Andy Burnham, the former mayor of Greater Manchester, returned to Parliament last week after winning the Makerfield by-election decisively, defeating Reform UK’s candidate by a wide margin.
Wes Streeting, a former health secretary and one of the few potential rivals, said he would back Burnham rather than mount a bid of his own. Nominations for the Labour leadership open on 9 July and close as Parliament rises for the summer recess a week later.
Should no rival step forward, Burnham could lead Britain within weeks; a contested race would delay the handover until September.
Decade Of Revolving Leaders
Burnham’s likely installation completes a cycle stretching back a decade.
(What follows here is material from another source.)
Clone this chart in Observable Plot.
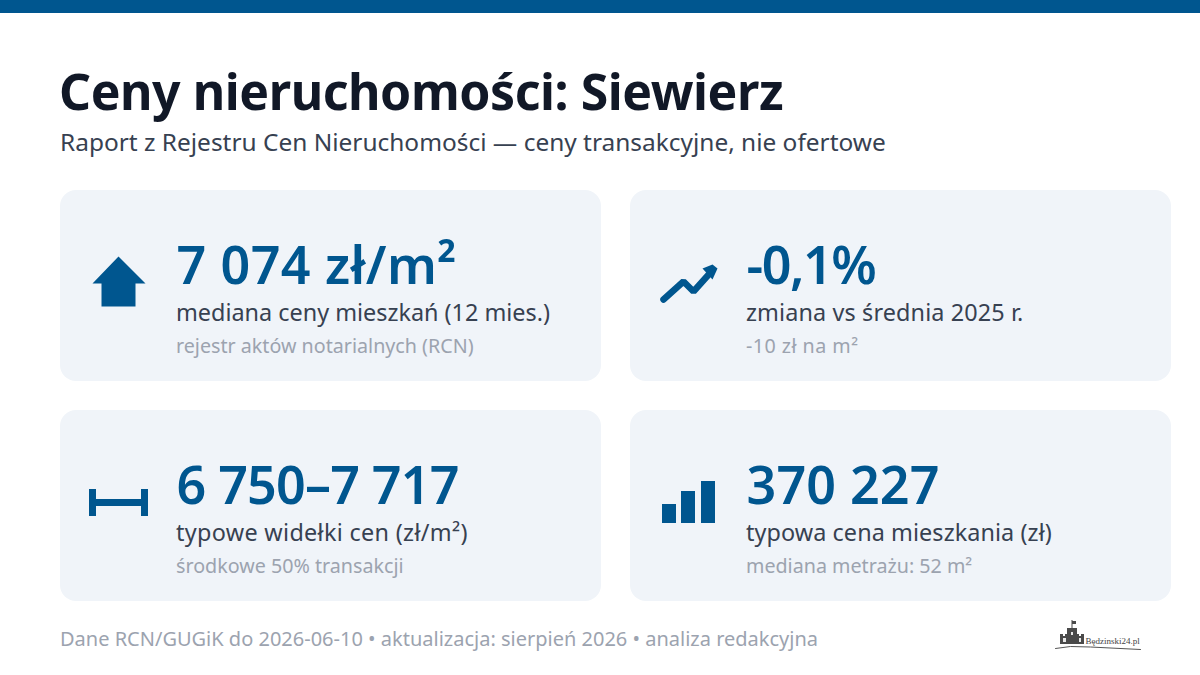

Tomorrow brings ten years since Britons voted to leave the European Union, a choice that has overhauled Westminster ever since.
Since that referendum, Britain has cycled through David Cameron, Theresa May, Boris Johnson, Liz Truss, Rishi Sunak and Starmer, with a seventh leader now due to take over. The cycle’s recurrence rests chiefly on Britain’s underlying economic heft, since governments answer first to wages, borrowing rates and energy bills.

Brussels Reassesses a Cautious Reset
Burnham’s economic inheritance also dictates how Europe treats him, since diplomacy increasingly tracks credibility rather than warmth.
Starmer had spent recent months rebuilding bonds with Brussels, scheduling a summit meant to formalise closer co-operation on trade, security and youth mobility.
European Commission President Ursula von der Leyen credited Starmer with building “a true reset built on trust” after his resignation speech. The EC nonetheless postponed the planned summit pending certainty on his successor.
Norway’s Prime Minister, Jonas Gahr Støre, separately praised the security co-operation forged between the two countries over Ukraine, hinting the reset runs wider than the European Union itself.
Burnham now carries that goodwill into office without having built it himself.
A Harder Calculation in the Gulf
Europe’s caution finds an echo in the Middle East, where Starmer’s juggling of interests drew pressure from several directions at once.
As the United States and Israel struck Iran in February, Starmer initially denied British involvement, then granted Washington the use of British bases for what his government described as defensive strikes.
That reversal frayed terms with President Donald Trump, and the wider partnership between the two governments deteriorated through the spring.
Gulf states, including the United Arab Emirates, voiced frustration that Britain had been slower than other allies to grant access, even as they avoided open confrontation with London.
The UAE has since taken steps to accelerate its own arms procurement, evidence that Gulf governments increasingly hedge against dependence on any single Western partner.
What Burnham Must Prove Now
Burnham therefore takes office answering to two audiences that have already drawn their own conclusions about Britain.
Europe will judge him on whether the Brussels reset survives a change of personnel, since institutions there have grown wary of promises tied to one leader.
The Gulf will judge him chiefly on consistency, having observed Starmer’s positions pivot under pressure from Washington.
Burnham’s likeliest route to credibility, in Europe and the Middle East alike, lies in treating foreign policy as an exercise in continuity, proof that Britain’s commitments survive its own revolving door.